**Dataset excerpt**:
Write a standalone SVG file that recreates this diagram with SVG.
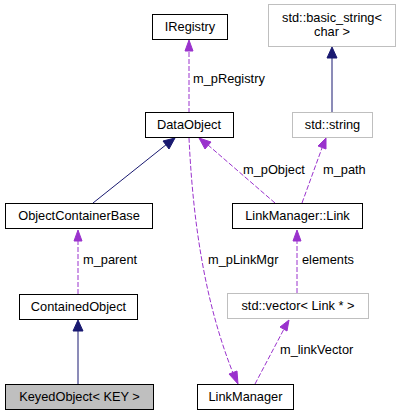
<svg xmlns="http://www.w3.org/2000/svg" width="400" height="416" viewBox="0 0 400 416">
<defs>
<style>
text{font-family:"Liberation Sans",Arial,sans-serif;font-size:12.8px;fill:#000}
.n{text-anchor:middle}
.box{fill:#fff;stroke:#000;stroke-width:1}
.gbox{fill:#fff;stroke:#bfbfbf;stroke-width:1}
.cur{fill:#bfbfbf;stroke:#000;stroke-width:1}
.inh{fill:none;stroke:#191970;stroke-width:1}
.use{fill:none;stroke:#9a32cd;stroke-width:1;stroke-dasharray:5,2}
.ah{fill:#191970;stroke:#191970}
.ap{fill:#9a32cd;stroke:#9a32cd}
</style>
</defs>
<rect width="400" height="416" fill="#fff"/>
<g id="edges">
<path class="use" d="M189,113 L189,50"/>
<polygon class="ap" points="189,40 185,51 193,51"/>
<text x="193" y="83">m_pRegistry</text>
<path class="inh" d="M332,113 L332,57"/>
<polygon class="ah" points="332,47 327,58 337,58"/>
<path class="inh" d="M93,203 L167,144"/>
<polygon class="ah" points="175,138 163,141 169,149"/>
<path class="use" d="M275,203 L208,145"/>
<polygon class="ap" points="199,138 205,149 211,142"/>
<text x="243" y="174">m_pObject</text>
<path class="use" d="M302,203 L322,148"/>
<polygon class="ap" points="326,138 318,146 326,149"/>
<text x="323" y="174">m_path</text>
<path class="use" d="M78,294 L78,240"/>
<polygon class="ap" points="78,230 74,241 82,241"/>
<text x="83" y="264">m_parent</text>
<path class="use" d="M297,293 L297,240"/>
<polygon class="ap" points="297,230 293,241 301,241"/>
<text x="302" y="264">elements</text>
<path class="inh" d="M78,384 L78,330"/>
<polygon class="ah" points="78,320 73,331 83,331"/>
<path class="use" d="M189,138 C192,200 200,290 233,373"/>
<polygon class="ap" points="238,384 237,371 229,374"/>
<text x="208" y="264">m_pLinkMgr</text>
<path class="use" d="M255,384 L284,329"/>
<polygon class="ap" points="289,320 280,327 287,331"/>
<text x="280" y="354">m_linkVector</text>
</g>
<g id="IRegistry"><rect class="box" x="152.5" y="14.5" width="75" height="25"/><text class="n" x="190" y="31">IRegistry</text></g>
<g id="basic_string"><rect class="gbox" x="268.5" y="4.5" width="127" height="42"/><text class="n" x="332" y="22">std::basic_string&lt;</text><text class="n" x="332" y="36">char &gt;</text></g>
<g id="DataObject"><rect class="box" x="145.5" y="112.5" width="88" height="25"/><text class="n" x="189" y="129">DataObject</text></g>
<g id="std_string"><rect class="gbox" x="292.5" y="112.5" width="80" height="25"/><text class="n" x="332.5" y="129">std::string</text></g>
<g id="ObjectContainerBase"><rect class="box" x="5.5" y="203.5" width="147" height="25"/><text class="n" x="79" y="220">ObjectContainerBase</text></g>
<g id="Link"><rect class="box" x="232.5" y="203.5" width="130" height="25"/><text class="n" x="297.5" y="220">LinkManager::Link</text></g>
<g id="ContainedObject"><rect class="box" x="19.5" y="294.5" width="118" height="25"/><text class="n" x="78.5" y="311">ContainedObject</text></g>
<g id="vector"><rect class="gbox" x="227.5" y="293.5" width="141" height="25"/><text class="n" x="298" y="310">std::vector&lt; Link * &gt;</text></g>
<g id="KeyedObject"><rect class="cur" x="5.5" y="384.5" width="148" height="25"/><text class="n" x="79.5" y="401">KeyedObject&lt; KEY &gt;</text></g>
<g id="LinkManager"><rect class="box" x="197.5" y="384.5" width="96" height="25"/><text class="n" x="245.5" y="401">LinkManager</text></g>
</svg>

**Required task**: Retype the listing exactly. Pictures do not belong in the copy.

**Task answer**:
Write a standalone SVG file that recreates this diagram with SVG.
<svg xmlns="http://www.w3.org/2000/svg" width="400" height="416" viewBox="0 0 400 416">
<defs>
<style>
text{font-family:"Liberation Sans",Arial,sans-serif;font-size:12.8px;fill:#000}
.n{text-anchor:middle}
.box{fill:#fff;stroke:#000;stroke-width:1}
.gbox{fill:#fff;stroke:#bfbfbf;stroke-width:1}
.cur{fill:#bfbfbf;stroke:#000;stroke-width:1}
.inh{fill:none;stroke:#191970;stroke-width:1}
.use{fill:none;stroke:#9a32cd;stroke-width:1;stroke-dasharray:5,2}
.ah{fill:#191970;stroke:#191970}
.ap{fill:#9a32cd;stroke:#9a32cd}
</style>
</defs>
<rect width="400" height="416" fill="#fff"/>
<g id="edges">
<path class="use" d="M189,113 L189,50"/>
<polygon class="ap" points="189,40 185,51 193,51"/>
<text x="193" y="83">m_pRegistry</text>
<path class="inh" d="M332,113 L332,57"/>
<polygon class="ah" points="332,47 327,58 337,58"/>
<path class="inh" d="M93,203 L167,144"/>
<polygon class="ah" points="175,138 163,141 169,149"/>
<path class="use" d="M275,203 L208,145"/>
<polygon class="ap" points="199,138 205,149 211,142"/>
<text x="243" y="174">m_pObject</text>
<path class="use" d="M302,203 L322,148"/>
<polygon class="ap" points="326,138 318,146 326,149"/>
<text x="323" y="174">m_path</text>
<path class="use" d="M78,294 L78,240"/>
<polygon class="ap" points="78,230 74,241 82,241"/>
<text x="83" y="264">m_parent</text>
<path class="use" d="M297,293 L297,240"/>
<polygon class="ap" points="297,230 293,241 301,241"/>
<text x="302" y="264">elements</text>
<path class="inh" d="M78,384 L78,330"/>
<polygon class="ah" points="78,320 73,331 83,331"/>
<path class="use" d="M189,138 C192,200 200,290 233,373"/>
<polygon class="ap" points="238,384 237,371 229,374"/>
<text x="208" y="264">m_pLinkMgr</text>
<path class="use" d="M255,384 L284,329"/>
<polygon class="ap" points="289,320 280,327 287,331"/>
<text x="280" y="354">m_linkVector</text>
</g>
<g id="IRegistry"><rect class="box" x="152.5" y="14.5" width="75" height="25"/><text class="n" x="190" y="31">IRegistry</text></g>
<g id="basic_string"><rect class="gbox" x="268.5" y="4.5" width="127" height="42"/><text class="n" x="332" y="22">std::basic_string&lt;</text><text class="n" x="332" y="36">char &gt;</text></g>
<g id="DataObject"><rect class="box" x="145.5" y="112.5" width="88" height="25"/><text class="n" x="189" y="129">DataObject</text></g>
<g id="std_string"><rect class="gbox" x="292.5" y="112.5" width="80" height="25"/><text class="n" x="332.5" y="129">std::string</text></g>
<g id="ObjectContainerBase"><rect class="box" x="5.5" y="203.5" width="147" height="25"/><text class="n" x="79" y="220">ObjectContainerBase</text></g>
<g id="Link"><rect class="box" x="232.5" y="203.5" width="130" height="25"/><text class="n" x="297.5" y="220">LinkManager::Link</text></g>
<g id="ContainedObject"><rect class="box" x="19.5" y="294.5" width="118" height="25"/><text class="n" x="78.5" y="311">ContainedObject</text></g>
<g id="vector"><rect class="gbox" x="227.5" y="293.5" width="141" height="25"/><text class="n" x="298" y="310">std::vector&lt; Link * &gt;</text></g>
<g id="KeyedObject"><rect class="cur" x="5.5" y="384.5" width="148" height="25"/><text class="n" x="79.5" y="401">KeyedObject&lt; KEY &gt;</text></g>
<g id="LinkManager"><rect class="box" x="197.5" y="384.5" width="96" height="25"/><text class="n" x="245.5" y="401">LinkManager</text></g>
</svg>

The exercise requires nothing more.